Dentre o conteúdo adicional estão as primeiras anotações de Stardust, conceito criado por DeMatteis em 1977 que teria alguns de seus elementos incorporados no que se tornou Moonshadow; páginas de roteiro; uma carta enviada a Karen Berger, ex-editora da Vertigo, com uma sinopse de Adeus, Moonshadow, e esboços das capas da minissérie original.
O cuidado gráfico e editorial da Pipoca & Nanquim nesta republicação de Moonshadow é digno de aplausos. Destaque também para a bela sacada do tradutor Érico Assis ao batizar como Des-Mesu, os seres que no original se chamam G’l-Doses. Ele contou que, ao ler os extras, sacou que G’l-Doses era um anagrama de godless (sem Deus).

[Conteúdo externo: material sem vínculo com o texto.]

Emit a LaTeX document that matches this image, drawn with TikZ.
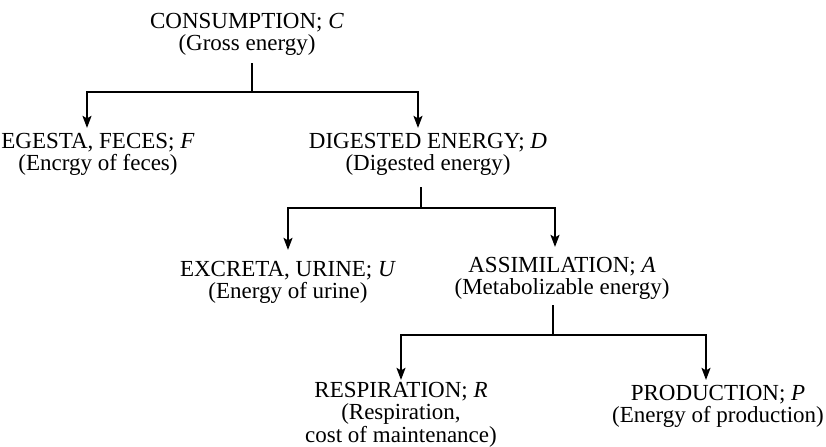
\documentclass[tikz,border=0pt]{standalone}
\usepackage{fontspec}
\setmainfont{Liberation Serif}
\usetikzlibrary{arrows.meta, positioning, calc}

\begin{document}
\begin{tikzpicture}[
    x=0.5pt, y=-0.5pt,
    >={Stealth[length=6pt, width=4.4pt, inset=1.2pt]},
    font=\fontsize{11.5}{9.6}\selectfont,
    % Define styles for the node text and the lines
    flowtext/.style={inner sep=0pt, align=center, anchor=north},
    flowline/.style={line width=1.2pt},
]

% fixed frame
\useasboundingbox (0,0) rectangle (826,446);

% -------------------------
% Energy Nodes
% -------------------------
\node (consumption) [flowtext] at (247,13) {CONSUMPTION; \textit{C}\\(Gross energy)};
\node (egesta) [flowtext] at (98,133) {EGESTA, FECES; \textit{F}\\(Encrgy of feces)};
\node (digested) [flowtext] at (428,133) {DIGESTED ENERGY; \textit{D}\\(Digested energy)};
\node (excreta) [flowtext] at (288,261) {EXCRETA, URINE; \textit{U}\\(Energy of urine)};
\node (assimilation) [flowtext] at (562,257) {ASSIMILATION; \textit{A}\\(Metabolizable energy)};
\node (respiration) [flowtext, font=\fontsize{11.5}{9}\selectfont] at (401,382) {RESPIRATION; \textit{R}\\(Respiration,\\cost of maintenance)};
\node (production) [flowtext] at (718,385) {PRODUCTION; \textit{P}\\(Energy of production)};

% Split points
\coordinate (split_c) at (252,92);
\coordinate (split_d) at (421,208);
\coordinate (split_a) at (553,335);

% -------------------------
% Connections
% -------------------------

% Consumption split
\draw[flowline, shorten <=4pt] (consumption.south -| split_c) -- (split_c);
\draw[flowline, ->, shorten >=2.5pt] (split_c) -| ([xshift=-5.5pt]egesta.north);
\draw[flowline, ->, shorten >=2.5pt] (split_c) -| ([xshift=-5pt]digested.north);

% Digested energy split
\draw[flowline, shorten <=6pt] (digested.south -| split_d) -- (split_d);
\draw[flowline, ->, shorten >=5.5pt] (split_d) -| (excreta.north);
\draw[flowline, ->, shorten >=5pt] (split_d) -| ([xshift=-3.5pt]assimilation.north);

% Assimilation split
\draw[flowline, shorten <=3pt] (assimilation.south -| split_a) -- (split_a);
\draw[flowline, ->, shorten >=1pt] (split_a) -| (respiration.north);
\draw[flowline, ->, shorten >=2.5pt] (split_a) -| ([xshift=-6pt]production.north);

\end{tikzpicture}
\end{document}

Então, ele entrou em contato com DeMatteis que não apenas confirmou a teoria, como disse que poucas pessoas perceberam isto, e o parabenizou, pois não se lembrava de outro tradutor tê-lo procurado para sanar dúvidas. Assim, surgiu Des-Mesu, um anagrama de sem Deus, em português.
Esta versão recente de Moonshadow é ideal para leitores antigos, novos e que ainda estão por vir, e que poderão alcançar a estante e, tal qual Peter Pan e o protagonista da HQ, rumar para a segunda estrela à direita, direto até o amanhecer, embarcando num belíssimo “era uma vez”.